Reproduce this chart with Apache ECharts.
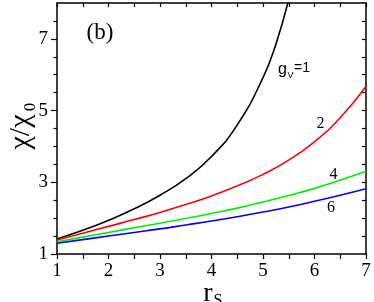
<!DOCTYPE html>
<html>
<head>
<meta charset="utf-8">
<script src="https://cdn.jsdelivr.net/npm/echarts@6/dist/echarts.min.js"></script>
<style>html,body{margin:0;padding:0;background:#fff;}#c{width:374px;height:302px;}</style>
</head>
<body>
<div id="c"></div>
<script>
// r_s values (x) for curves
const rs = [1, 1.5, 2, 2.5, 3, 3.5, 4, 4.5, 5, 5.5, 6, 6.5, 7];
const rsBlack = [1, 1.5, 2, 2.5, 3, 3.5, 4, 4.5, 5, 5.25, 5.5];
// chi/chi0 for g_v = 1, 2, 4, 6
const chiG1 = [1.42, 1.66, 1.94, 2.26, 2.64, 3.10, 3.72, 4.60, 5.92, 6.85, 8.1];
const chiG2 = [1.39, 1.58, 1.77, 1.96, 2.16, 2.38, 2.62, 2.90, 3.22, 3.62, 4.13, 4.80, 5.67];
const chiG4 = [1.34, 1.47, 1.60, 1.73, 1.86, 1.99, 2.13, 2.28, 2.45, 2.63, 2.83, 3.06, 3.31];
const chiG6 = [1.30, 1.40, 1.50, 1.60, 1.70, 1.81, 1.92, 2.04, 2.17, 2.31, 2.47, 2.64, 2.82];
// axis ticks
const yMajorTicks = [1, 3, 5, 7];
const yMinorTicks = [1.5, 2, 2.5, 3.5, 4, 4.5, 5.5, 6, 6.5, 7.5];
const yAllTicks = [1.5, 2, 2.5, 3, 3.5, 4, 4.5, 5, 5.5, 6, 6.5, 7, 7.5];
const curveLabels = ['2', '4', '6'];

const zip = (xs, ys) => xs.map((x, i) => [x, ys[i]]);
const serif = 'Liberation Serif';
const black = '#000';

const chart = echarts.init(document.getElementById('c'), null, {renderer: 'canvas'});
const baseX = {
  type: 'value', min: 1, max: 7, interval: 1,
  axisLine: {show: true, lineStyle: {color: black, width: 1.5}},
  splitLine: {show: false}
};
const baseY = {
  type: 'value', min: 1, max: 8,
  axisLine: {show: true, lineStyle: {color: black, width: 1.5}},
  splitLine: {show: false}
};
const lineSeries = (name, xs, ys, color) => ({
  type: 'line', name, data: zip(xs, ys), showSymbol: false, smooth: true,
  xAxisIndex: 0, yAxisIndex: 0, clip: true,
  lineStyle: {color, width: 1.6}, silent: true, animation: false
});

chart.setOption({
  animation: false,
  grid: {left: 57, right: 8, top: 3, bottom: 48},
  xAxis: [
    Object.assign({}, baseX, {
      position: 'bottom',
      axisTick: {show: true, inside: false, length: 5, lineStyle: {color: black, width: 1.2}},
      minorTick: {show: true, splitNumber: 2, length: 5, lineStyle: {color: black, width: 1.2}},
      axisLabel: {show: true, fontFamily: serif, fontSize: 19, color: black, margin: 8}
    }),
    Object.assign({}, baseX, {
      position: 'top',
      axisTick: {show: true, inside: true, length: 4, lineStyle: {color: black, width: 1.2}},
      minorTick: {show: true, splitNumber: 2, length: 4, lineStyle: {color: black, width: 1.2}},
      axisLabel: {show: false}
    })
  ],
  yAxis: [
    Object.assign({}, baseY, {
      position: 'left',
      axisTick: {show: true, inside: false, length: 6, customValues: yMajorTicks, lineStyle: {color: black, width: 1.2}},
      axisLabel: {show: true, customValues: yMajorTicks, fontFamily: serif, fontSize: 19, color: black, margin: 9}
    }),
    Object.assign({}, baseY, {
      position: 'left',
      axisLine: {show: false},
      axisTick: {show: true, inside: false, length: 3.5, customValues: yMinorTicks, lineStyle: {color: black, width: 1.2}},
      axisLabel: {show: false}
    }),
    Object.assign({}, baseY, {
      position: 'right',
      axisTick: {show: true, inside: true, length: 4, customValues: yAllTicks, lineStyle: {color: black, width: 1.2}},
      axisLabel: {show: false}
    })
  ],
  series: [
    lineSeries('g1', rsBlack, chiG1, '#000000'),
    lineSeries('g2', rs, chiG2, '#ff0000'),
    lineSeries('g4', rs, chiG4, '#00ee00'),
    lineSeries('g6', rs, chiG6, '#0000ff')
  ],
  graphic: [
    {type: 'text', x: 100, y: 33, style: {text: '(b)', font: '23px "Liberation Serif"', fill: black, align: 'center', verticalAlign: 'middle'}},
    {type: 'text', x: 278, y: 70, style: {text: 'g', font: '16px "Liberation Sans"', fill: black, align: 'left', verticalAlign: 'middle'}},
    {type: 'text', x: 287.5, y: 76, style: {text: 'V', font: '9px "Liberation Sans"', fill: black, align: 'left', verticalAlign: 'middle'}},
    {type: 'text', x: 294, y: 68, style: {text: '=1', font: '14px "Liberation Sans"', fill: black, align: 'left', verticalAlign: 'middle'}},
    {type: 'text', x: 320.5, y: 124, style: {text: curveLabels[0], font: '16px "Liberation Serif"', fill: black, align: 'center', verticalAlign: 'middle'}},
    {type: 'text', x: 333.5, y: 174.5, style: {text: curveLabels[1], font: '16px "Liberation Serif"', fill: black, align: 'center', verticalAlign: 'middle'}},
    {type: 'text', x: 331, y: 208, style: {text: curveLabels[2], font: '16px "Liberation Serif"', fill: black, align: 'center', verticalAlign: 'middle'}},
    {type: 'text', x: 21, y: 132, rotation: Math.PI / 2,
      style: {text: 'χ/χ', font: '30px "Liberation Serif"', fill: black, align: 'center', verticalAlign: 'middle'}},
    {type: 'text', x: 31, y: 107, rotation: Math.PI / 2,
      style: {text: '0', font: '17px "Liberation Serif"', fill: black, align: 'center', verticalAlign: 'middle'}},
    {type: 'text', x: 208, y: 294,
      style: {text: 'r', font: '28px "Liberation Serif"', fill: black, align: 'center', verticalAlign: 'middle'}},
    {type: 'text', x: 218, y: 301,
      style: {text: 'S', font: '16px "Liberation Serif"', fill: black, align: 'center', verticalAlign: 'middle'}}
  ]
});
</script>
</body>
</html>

- **What you should do**
Transcribe the full listing above exactly as it stands, minus the pictures.

- **Answer to this task**
Reproduce this chart with Apache ECharts.
<!DOCTYPE html>
<html>
<head>
<meta charset="utf-8">
<script src="https://cdn.jsdelivr.net/npm/echarts@6/dist/echarts.min.js"></script>
<style>html,body{margin:0;padding:0;background:#fff;}#c{width:374px;height:302px;}</style>
</head>
<body>
<div id="c"></div>
<script>
// r_s values (x) for curves
const rs = [1, 1.5, 2, 2.5, 3, 3.5, 4, 4.5, 5, 5.5, 6, 6.5, 7];
const rsBlack = [1, 1.5, 2, 2.5, 3, 3.5, 4, 4.5, 5, 5.25, 5.5];
// chi/chi0 for g_v = 1, 2, 4, 6
const chiG1 = [1.42, 1.66, 1.94, 2.26, 2.64, 3.10, 3.72, 4.60, 5.92, 6.85, 8.1];
const chiG2 = [1.39, 1.58, 1.77, 1.96, 2.16, 2.38, 2.62, 2.90, 3.22, 3.62, 4.13, 4.80, 5.67];
const chiG4 = [1.34, 1.47, 1.60, 1.73, 1.86, 1.99, 2.13, 2.28, 2.45, 2.63, 2.83, 3.06, 3.31];
const chiG6 = [1.30, 1.40, 1.50, 1.60, 1.70, 1.81, 1.92, 2.04, 2.17, 2.31, 2.47, 2.64, 2.82];
// axis ticks
const yMajorTicks = [1, 3, 5, 7];
const yMinorTicks = [1.5, 2, 2.5, 3.5, 4, 4.5, 5.5, 6, 6.5, 7.5];
const yAllTicks = [1.5, 2, 2.5, 3, 3.5, 4, 4.5, 5, 5.5, 6, 6.5, 7, 7.5];
const curveLabels = ['2', '4', '6'];

const zip = (xs, ys) => xs.map((x, i) => [x, ys[i]]);
const serif = 'Liberation Serif';
const black = '#000';

const chart = echarts.init(document.getElementById('c'), null, {renderer: 'canvas'});
const baseX = {
  type: 'value', min: 1, max: 7, interval: 1,
  axisLine: {show: true, lineStyle: {color: black, width: 1.5}},
  splitLine: {show: false}
};
const baseY = {
  type: 'value', min: 1, max: 8,
  axisLine: {show: true, lineStyle: {color: black, width: 1.5}},
  splitLine: {show: false}
};
const lineSeries = (name, xs, ys, color) => ({
  type: 'line', name, data: zip(xs, ys), showSymbol: false, smooth: true,
  xAxisIndex: 0, yAxisIndex: 0, clip: true,
  lineStyle: {color, width: 1.6}, silent: true, animation: false
});

chart.setOption({
  animation: false,
  grid: {left: 57, right: 8, top: 3, bottom: 48},
  xAxis: [
    Object.assign({}, baseX, {
      position: 'bottom',
      axisTick: {show: true, inside: false, length: 5, lineStyle: {color: black, width: 1.2}},
      minorTick: {show: true, splitNumber: 2, length: 5, lineStyle: {color: black, width: 1.2}},
      axisLabel: {show: true, fontFamily: serif, fontSize: 19, color: black, margin: 8}
    }),
    Object.assign({}, baseX, {
      position: 'top',
      axisTick: {show: true, inside: true, length: 4, lineStyle: {color: black, width: 1.2}},
      minorTick: {show: true, splitNumber: 2, length: 4, lineStyle: {color: black, width: 1.2}},
      axisLabel: {show: false}
    })
  ],
  yAxis: [
    Object.assign({}, baseY, {
      position: 'left',
      axisTick: {show: true, inside: false, length: 6, customValues: yMajorTicks, lineStyle: {color: black, width: 1.2}},
      axisLabel: {show: true, customValues: yMajorTicks, fontFamily: serif, fontSize: 19, color: black, margin: 9}
    }),
    Object.assign({}, baseY, {
      position: 'left',
      axisLine: {show: false},
      axisTick: {show: true, inside: false, length: 3.5, customValues: yMinorTicks, lineStyle: {color: black, width: 1.2}},
      axisLabel: {show: false}
    }),
    Object.assign({}, baseY, {
      position: 'right',
      axisTick: {show: true, inside: true, length: 4, customValues: yAllTicks, lineStyle: {color: black, width: 1.2}},
      axisLabel: {show: false}
    })
  ],
  series: [
    lineSeries('g1', rsBlack, chiG1, '#000000'),
    lineSeries('g2', rs, chiG2, '#ff0000'),
    lineSeries('g4', rs, chiG4, '#00ee00'),
    lineSeries('g6', rs, chiG6, '#0000ff')
  ],
  graphic: [
    {type: 'text', x: 100, y: 33, style: {text: '(b)', font: '23px "Liberation Serif"', fill: black, align: 'center', verticalAlign: 'middle'}},
    {type: 'text', x: 278, y: 70, style: {text: 'g', font: '16px "Liberation Sans"', fill: black, align: 'left', verticalAlign: 'middle'}},
    {type: 'text', x: 287.5, y: 76, style: {text: 'V', font: '9px "Liberation Sans"', fill: black, align: 'left', verticalAlign: 'middle'}},
    {type: 'text', x: 294, y: 68, style: {text: '=1', font: '14px "Liberation Sans"', fill: black, align: 'left', verticalAlign: 'middle'}},
    {type: 'text', x: 320.5, y: 124, style: {text: curveLabels[0], font: '16px "Liberation Serif"', fill: black, align: 'center', verticalAlign: 'middle'}},
    {type: 'text', x: 333.5, y: 174.5, style: {text: curveLabels[1], font: '16px "Liberation Serif"', fill: black, align: 'center', verticalAlign: 'middle'}},
    {type: 'text', x: 331, y: 208, style: {text: curveLabels[2], font: '16px "Liberation Serif"', fill: black, align: 'center', verticalAlign: 'middle'}},
    {type: 'text', x: 21, y: 132, rotation: Math.PI / 2,
      style: {text: 'χ/χ', font: '30px "Liberation Serif"', fill: black, align: 'center', verticalAlign: 'middle'}},
    {type: 'text', x: 31, y: 107, rotation: Math.PI / 2,
      style: {text: '0', font: '17px "Liberation Serif"', fill: black, align: 'center', verticalAlign: 'middle'}},
    {type: 'text', x: 208, y: 294,
      style: {text: 'r', font: '28px "Liberation Serif"', fill: black, align: 'center', verticalAlign: 'middle'}},
    {type: 'text', x: 218, y: 301,
      style: {text: 'S', font: '16px "Liberation Serif"', fill: black, align: 'center', verticalAlign: 'middle'}}
  ]
});
</script>
</body>
</html>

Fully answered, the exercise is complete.